The first building has many pipes along the nearby side while the far side has what looks like large exhaust systems sticking through the walls and turning toward the sky.
Farther along the driveway, several other buildings are visible, most with pipes running through the air and along the ground. A 270-foot microwave tower sits near the office.
The roar of engines -- large ones -- fills the air, says Joe McLaughlin, district manager of Station 309, which sits on the pipeline carrying natural gas from the southern tip of Texas to Chicago.
The first building, with its eight 2,800-horsepower engines compress the natural gas in the pipeline before sending it north.
The seven V-8 engines, made by Cooper-Bessemer, have eight cylinders with 18-inch pistons making 18-inch strokes. The seven engines produce 36,656 cubic inches of gas, enough to fuel 90 automobiles.
The building's last engine, a Worthington in-line 10-cylinder with 16-inch cylinders making a 16-inch stroke, produces 32,180 cubic inches of power.
In the background, a building houses a V-16 Cooper-Bessemer engine able to produce 7,250 horsepower. The engine has 18-inch-diameter pistons and produces 73,312 cubic inches of gas.
Station 309 opened in 1954 as one of about 40 mainline compressor stations the pipeline company owns. The stations are typically about 100 miles apart, McLaughlin says.
This station, which employs 18 people, sits on the company's Gulf Coast System, which was developed in the early 1950s and runs through Southeast Missouri.
Three pipelines run underground into Station 309; two of them are 30 inches in diameter while the third is 36 inches in diameter.
The nine compressor engines, producing 29,650 horsepower, are the heart of the system. The natural gas comes into the station at 400 to 600 pounds per square inch, is compressed and pushed back into the pipeline at 600 to 850 pounds per square inch.
On a typical day, McLaughlin says, the gas might come into the system at 500 pounds per square inch and move out at 750 pounds per square inch.
The booster station has a capacity of moving about 1.6 billion cubic feet of natural gas a day, McLaughlin says. That's enough to supply 1.6 million homes on a cold day.
"Our responsibility is to keep the gas moving, safely and reliably to market," McLaughlin says. "So when folks turn on that burner, they get their gas."
An important aspect of the job is safety. There are safety requirements from both the Department of Transportation and his company, McLaughlin says.
Station 309 is responsible for pipeline safety, handling maintenance and inspections, from Highway 60 near Fisk north to the Mississippi River. Employees walk the right-of-way annually and a plane flies over the pipeline several times during the year. The inspectors check for evidence of leaks -- such as stunted vegetation -- and signs of new excavation that might cause damage to the line.
McLaughlin says the One Call System is the best way to prevent pipeline accidents. Anyone planning to work near the 150-foot pipeline right of way in Missouri should call 1-800-344-7483 two days in advance to ensure the location of the line, which usually lies about three feet underground, he says.

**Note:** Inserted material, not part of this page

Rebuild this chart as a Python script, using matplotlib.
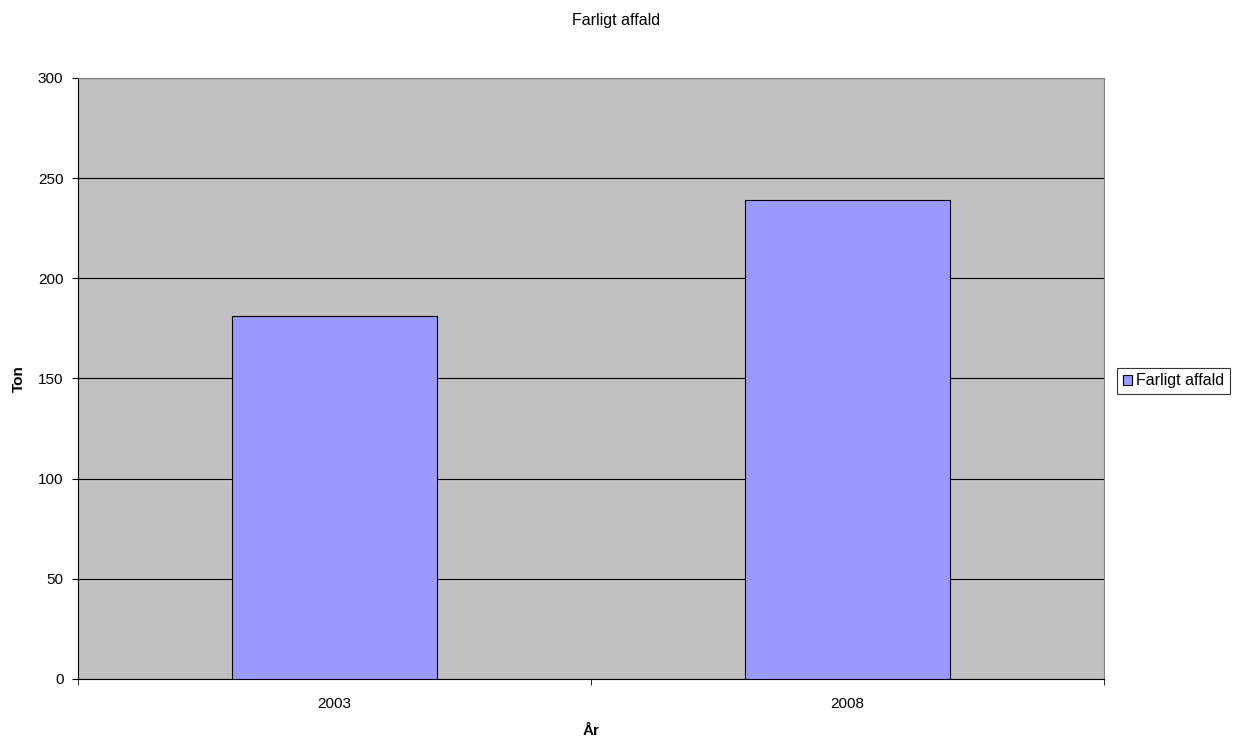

The Natural Gas Pipeline Co. of America is the interstate transmission subsidiary of MidCon Corp., which is headquartered in the Chicago suburb of Lombard. MidCon is a subsidiary of Occidental Petroleum Corp. of Los Angeles.
As a transmission company in today's market, his pipeline moves natural gas from production areas to distribution customers, which retail the product to its end users, McLaughlin says.
The gas is typically owned by different companies, which pay the pipeline a fee for moving it from one area to another. With increased diversification and less regulation in the natural gas industry, prices move up or down according to supply and demand, he says.
McLaughlin's pipeline serves four gas distribution companies on its way through Southeast Missouri: Associated Natural Gas Co., which handles gas in Jackson, Oak Ridge, Puxico and Doniphan; Union Electric in Marble Hill and Fisk; the city of Perryville, which has its own distribution system; and Joint Utilities in eastern Perry County, which includes Frohna and Altenburg.
The pipeline passes from Wittenberg in eastern Perry County into Illinois at Grand Tower. In 1954, two 30-inch diameter pipelines were built across the Mississippi River above ground. A quarter-mile north of those pipelines, three 30-inch pipelines cross the Mississippi River below ground.
The company's first pipeline, called the Amarillo System, was developed in the 1930s. It runs northeast from west Texas and southeast New Mexico through the Oklahoma Panhandle, the middle of Kansas, the corner of southeast Nebraska and the lower one-third of Iowa from west to east before crossing northern Illinois and ending in the Chicago area.
McLaughlin, a Cape Girardeau resident, has been with the pipeline company for more than 14 years. He received his electrical engineering degree in 1980 from the University of Illinois at Champaign-Urbana. Before coming to Station 309 in early 1993, he had worked around Texarkana, Ark., and Rockport and Joliet in Illinois.